Actually, you could find evidence of that in the Viennese classics themselves. Thursday brought not Vienna's customary song-filled, flowing Mahler, but an ultra-contrasting reading that emphasized Austrian folk elements that have been lost over the years, as Mr. Honeck describes his reading. His interpretation was even more extreme in this regard than his conducting of Symphony 1 in Pittsburgh and on disc, and to my ears a bit too much so. But the freshness of the rustic yelps on the horns and the inventive contrast between the earthy klezmer and the angelic strings in the second, not to mention the sheer power of the finale, made an impression on audiences, highlighted by performances by principal bassist Jeffrey Turner, principal bassoonist Nancy Goeres, the clarinet, horn and trumpet sections. The first night elicited good response, but after the Mahler concluded Thursday, the audience -- famous for leaving no matter what to get coffee at the many famous Viennese cafes -- stuck around to hear three encores. Mr. Cardenes made sure to give Mr. Honeck three bows.
The entire affair pushed the orchestra into overtime, which is quite rare for it and results in extra payments, but it was worth every euro cent. It may well be the clincher, too, for a return trip to the Musikverein, which has invited the PSO back, likely for 2012.
That's great news, but perhaps the most intriguing thing for someone who hears the PSO under Mr. Honeck so often is to hear the origin of his conception of sound and timbre. They have been shaped by his experience in the Musikverein, whose shoebox shape and filigree adorned walls boost sound in a sweet way more than any other hall.
Mr. Honeck has been preaching pianissimo since he arrived at Heinz Hall. No wonder. Last night, the quietest parts had a luminosity and the acoustics warmed the sound so the different sections blended so well. Witness the first violins delicate, yet still sweet rendering of the folk tune in the first movement of the Shostakovich or the entire orchestra's subtle entrances and accompaniment in the second movement of the Beethoven. It is a hall that rewards you when you go for bold color, as Mr. Ax did in the "Emperor" concerto and as Mr. Honeck did in the third movement of the Shostakovich.
Ms. DeAlmeida did the same in her extended solo in the Brahms Violin Concerto, delivering such a tender melody in the second movement that even the soloist, Ms. Mutter, seemed visibly touched (in the bows, she repeatedly acknowledged the oboist).

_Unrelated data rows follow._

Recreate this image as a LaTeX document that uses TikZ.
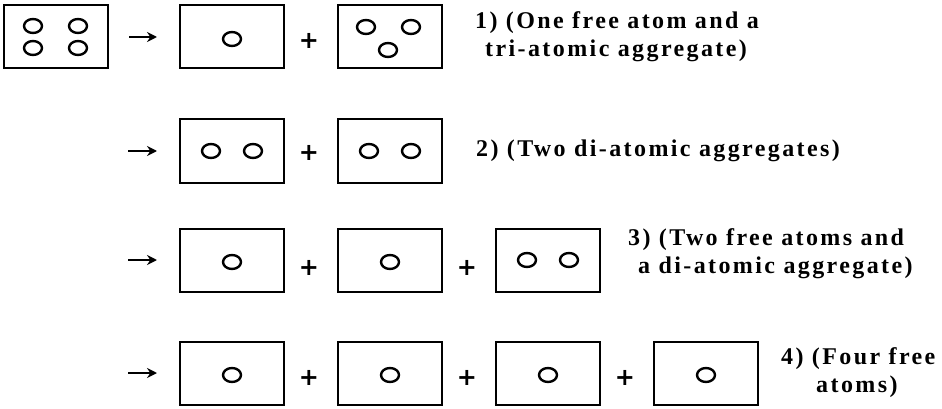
\documentclass[tikz,border=0pt]{standalone}
\usepackage{fontspec}
\setmainfont{Liberation Serif}
\newfontfamily\plusfont{DejaVu Sans}
\usetikzlibrary{arrows.meta,positioning,shapes.geometric}

\begin{document}
\begin{tikzpicture}[
  x=1pt, y=-1pt,
  box/.style={draw, line width=2pt, minimum width=104pt, minimum height=63pt, inner sep=0pt},
  atom/.style={draw, ellipse, line width=2.4pt, minimum width=18pt, minimum height=14pt, inner sep=0pt},
  plus/.style={font=\plusfont\bfseries\fontsize{24}{24}\selectfont, inner sep=0pt},
  note/.style={align=left, inner sep=0pt,
    font=\bfseries\fontsize{24}{28}\selectfont\addfontfeatures{LetterSpace=10}},
  arr/.style={-{Stealth[length=10pt,width=10pt]}, line width=2pt},
  node distance=52pt
]
\useasboundingbox (0,0) rectangle (942,409);

% ---------- ROW 1 ----------
\node[box] (a0) at (56,37) {};
\node[box] (a1) at (232,37) {};
\node[box, right=of a1] (a2) {};
\node[atom] at ([xshift=-23pt,yshift=11pt]a0.center) {};
\node[atom] at ([xshift=22pt,yshift=11pt]a0.center) {};
\node[atom] at ([xshift=-23pt,yshift=-11pt]a0.center) {};
\node[atom] at ([xshift=22pt,yshift=-11pt]a0.center) {};
\node[atom] at ([yshift=-2pt]a1.center) {};
\node[atom] at ([xshift=-24pt,yshift=10pt]a2.center) {};
\node[atom] at ([xshift=21pt,yshift=10pt]a2.center) {};
\node[atom] at ([xshift=-2pt,yshift=-13pt]a2.center) {};
\node[plus] (pa1) at ([xshift=24pt,yshift=-4pt]a1.east) {+};
\node[note, right=32pt of a2] (ta) {1) (One free atom and a\\\hspace{10pt}tri-atomic aggregate)};

\draw[arr, shorten <=20pt, shorten >=22pt] (a0) -- (a1);

% ---------- ROW 2 ----------
\coordinate (sb) at (128,151);
\node[box] (b1) at (232,151) {};
\node[box, right=of b1] (b2) {};
\node[atom] at ([xshift=-21pt]b1.center) {};
\node[atom] at ([xshift=21pt]b1.center) {};
\node[atom] at ([xshift=-21pt]b2.center) {};
\node[atom] at ([xshift=21pt]b2.center) {};
\node[plus] (pb1) at ([xshift=24pt,yshift=-2pt]b1.east) {+};
\node[note, right=33pt of b2] (tb) {2) (Two di-atomic aggregates)};

\draw[arr, shorten >=22pt] (sb) -- (b1);

% ---------- ROW 3 ----------
\coordinate (sc) at (128,260);
\node[box] (c1) at (232,260) {};
\node[box, right=of c1] (c2) {};
\node[box, right=of c2] (c3) {};
\node[atom] at ([yshift=-2pt]c1.center) {};
\node[atom] at ([yshift=-2pt]c2.center) {};
\node[atom] at ([xshift=-21pt]c3.center) {};
\node[atom] at ([xshift=21pt]c3.center) {};
\node[plus] (pc1) at ([xshift=24pt,yshift=-8pt]c1.east) {+};
\node[plus] (pc2) at ([xshift=24pt,yshift=-8pt]c2.east) {+};
\node[note, right=27pt of c3, yshift=6pt] (tc) {3) (Two free atoms and\\\hspace{10pt}a di-atomic aggregate)};

\draw[arr, shorten >=22pt] (sc) -- (c1);

% ---------- ROW 4 ----------
\coordinate (sd) at (128,373);
\node[box] (d1) at (232,373) {};
\node[box, right=of d1] (d2) {};
\node[box, right=of d2] (d3) {};
\node[box, right=of d3] (d4) {};
\foreach \n in {d1,d2,d3,d4}
  \node[atom] at ([yshift=-2pt]\n.center) {};
\foreach \n/\m in {d1/1,d2/2,d3/3}
  \node[plus] (pd\m) at ([xshift=24pt,yshift=-5pt]\n.east) {+};
\node[note, right=22pt of d4] (td) {4) (Four free\\\hspace{35pt}atoms)};

\draw[arr, shorten >=22pt] (sd) -- (d1);

\end{tikzpicture}
\end{document}
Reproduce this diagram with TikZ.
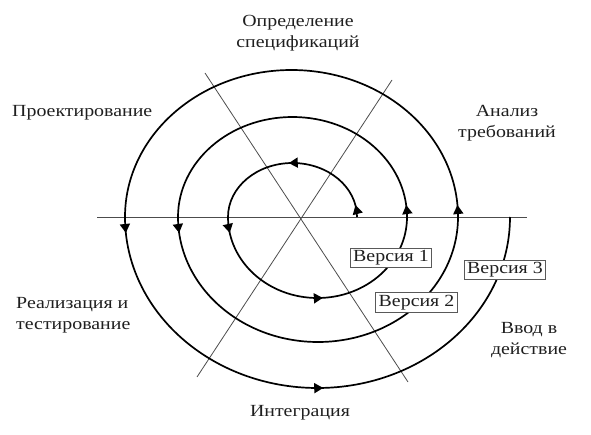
\documentclass[tikz,border=0pt]{standalone}
\usepackage{fontspec}
\setmainfont[FakeStretch=1.17]{Liberation Serif}
\usepackage{tikz}
\usetikzlibrary{arrows.meta,decorations.markings}

\begin{document}
\begin{tikzpicture}[x=1pt, y=1pt,
  lbl/.style = {font=\fontsize{17}{21}\selectfont, text=black!88, inner sep=0pt},
  ver/.style = {lbl, draw=black!65, line width=1pt, fill=white, inner xsep=3pt, inner ysep=2.5pt},
  axis/.style = {black!70, line width=0.8pt},
  turn/.style = {line width=1.7pt},
  tipat/.style = {postaction={decorate}, decoration={markings,
      mark=at position #1 with {\arrow{Triangle[width=10pt,length=9pt]}}}},
  tipat2/.style 2 args = {postaction={decorate}, decoration={markings,
      mark=at position #1 with {\arrow{Triangle[width=10pt,length=9pt]}},
      mark=at position #2 with {\arrow{Triangle[width=10pt,length=9pt]}}}}]
\useasboundingbox (0,0) rectangle (591,434);

% axes
\coordinate (h1) at (97,217);
\coordinate (h2) at (527,217);
\coordinate (a1) at (205,361);
\coordinate (a2) at (408,52);
\coordinate (b1) at (392,354);
\coordinate (b2) at (197,57);
\draw[axis] (h1) -- (h2);
\draw[axis] (a1) -- (a2);
\draw[axis] (b1) -- (b2);

% spiral
\coordinate (s0) at (357,217);
\coordinate (s1) at (228,217);
\coordinate (s2) at (407,217);
\coordinate (s3) at (178,217);
\coordinate (s4) at (458,217);
\coordinate (s5) at (125,217);
\draw[turn, tipat2={12pt}{0.52}] (s0) arc[start angle=0, end angle=180, x radius=64.5, y radius=54];
\draw[turn, tipat2={16pt}{0.52}] (s1) arc[start angle=180, end angle=360, x radius=89.5, y radius=81];
\draw[turn, tipat={12pt}] (s2) arc[start angle=0, end angle=180, x radius=114.5, y radius=100];
\draw[turn, tipat={16pt}] (s3) arc[start angle=180, end angle=360, x radius=140, y radius=125];
\draw[turn, tipat={12pt}] (s4) arc[start angle=0, end angle=180, x radius=166.5, y radius=147];
\draw[turn, tipat2={16pt}{0.51}] (s5) arc[start angle=180, end angle=360, x radius=192.5, y radius=171];

% versions
\node[ver] (v1) at (391,176) {Версия 1};
\node[ver] (v2) at (416.5,131.5) {Версия 2};
\node[ver] (v3) at (505,164) {Версия 3};

% phases
\node[lbl, align=center] (spec) at (298,401) {Определение\\спецификаций};
\node[lbl, anchor=west] (design) at (12,321) {Проектирование};
\node[lbl, align=center] (req) at (507,311) {Анализ\\требований};
\node[lbl, align=left, anchor=west] (impl) at (16,119) {Реализация и\\тестирование};
\node[lbl] (integ) at (300,21) {Интеграция};
\node[lbl, align=center] (deploy) at (529,94) {Ввод в\\действие};
\end{tikzpicture}
\end{document}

Before and after, the PSO and the famous violinist ferociously tore into the score, to the delight of the crowd who knows this work well.
The reviews aren't due for a few days, but the PSO already feels it has begun to win this town over again. The PSO has world-class talent, but in the years after Mr. Jansons departed, it didn't always show it, even with some outstanding performances. But with Mr. Honeck urging the musicians on -- and working them hard -- they have that mojo back.
As the Pittsburgh Symphony was gearing up for its concerts at the Musikverein, its maestro and leaders were helping to promote Pittsburgh. They were guests of honor in a lunch given by the U.S. ambassador to Austria, William C. Eacho, on Tuesday at Vienna's famous Sacher Hotel. It was arranged by the Pittsburgh Regional Alliance to further contact with Austrian businesses that may become future investors in the Pittsburgh region.